Cuando el 6 de diciembre el actual presidente presentó a su gabinete, introdujo al área de Cultura diciendo que “los pueblos se nutren de comida para calmar el hambre pero necesitan la cultura para llenar el espíritu”. Y también sostuvo en esa ocasión la necesidad de llevar la cultura “a cada rincón del país y difundirla al mundo”.

Esta concepción “funcional” de la cultura, que implica un repertorio de bienes a ser difundidos para alimentar el espíritu, es solo una parte de la tarea del área cultural. Importante, claro que sí, porque comprende la responsabilidad de construir comunidad y de exteriorizarla en el resto del planeta. No obstante, lo cierto es que, cuando se trata de una política pública, esta cuestión resulta insuficiente, especialmente si uno de los objetivos explícitos del gobierno del Frente de Todos es, en palabras del Presidente pronunciadas durante su asunción, “la convivencia en el respeto a los disensos”. Y esto para “abrazar al diferente”, reconstruir “los vínculos esenciales entre cada uno de nosotros”, “convivir en la diferencia”, “suturar las demasiadas heridas abiertas”.

Este objetivo señala un fuerte compromiso con una política cultural cuya función no puede reducirse a saciar el hambre espiritual, ni tampoco conformarse con difundir las expresiones culturales de una nación.
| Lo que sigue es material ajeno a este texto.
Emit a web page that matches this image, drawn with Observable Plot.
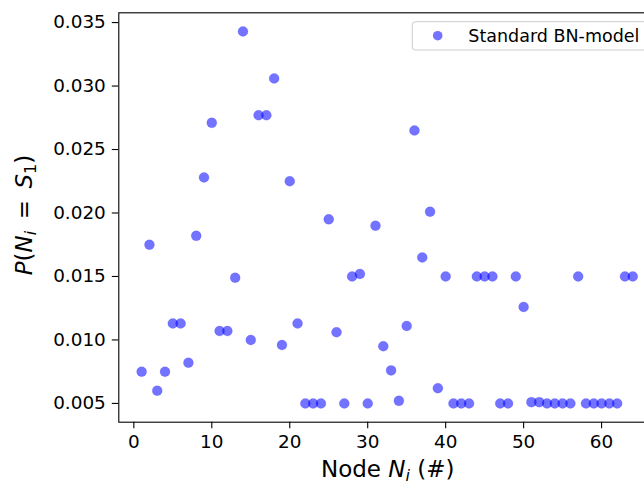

Ningún contenido en sí mismo es “conservador” o “progresista”: su potencia está en la manera en que ese contenido logra articularse, o no, con prácticas, lenguajes y representaciones capaces de “interrumpir” el sentido común para construir uno nuevo. La cultura comprende por tanto, no solo un conjunto de objetos que han adquirido un valor especial, sino también las rutinas que encuadran las interacciones sociales; el lenguaje que sostiene los vínculos; aquello que define a la diversidad pero también el cuestionamiento del lugar desde donde se la define.

Por eso mismo, una política pública debe posicionarse, además, como el vehículo necesario para revertir las tendencias histórico-culturales de una sociedad. Especialmente cuando estas han colonizado un sentido común que actualmente aparece fracturado. La intervención en la dimensión cultural desde el Estado, requiere proveer insumos que permitan otorgar un nuevo sentido al sentido común, valga la redundancia. Una política cultural que aspira a curar esas profundas heridas que padecemos, exige “arrancar” a la cultura de su supuesta autonomía para activarla en pos de producir cambios sociales; hacer circular nuevos significados; desafiar lo naturalizado; multiplicar los lugares de enunciación; dislocar lo que se da por hecho; poner de manifiesto los “ruidos” y los “hiatos” existentes en el ordenamiento social; operar sobre las cadenas significantes; desconectar los anclajes con los que se legitima la desigualdad; intervenir, en fin, sobre aquello que quedó amarrado, precisamente, en la cultura.

En los últimos cuatro años, la cultura fue objeto focal de modificaciones por parte del macrismo, y el sentido común terminó letalmente transformado. Estamos ahora en condiciones de encarar una tarea histórica para el desarrollo de algo diferente, algo que re-articule los lenguajes (todos los lenguajes: el académico, el político, el económico) en pos de un proyecto nacional y popular. Para que se despliegue, en toda su densidad, como dijo Alberto Fernández “una nueva mirada de humanidad que reconstruya los vínculos esenciales entre cada uno de nosotros”.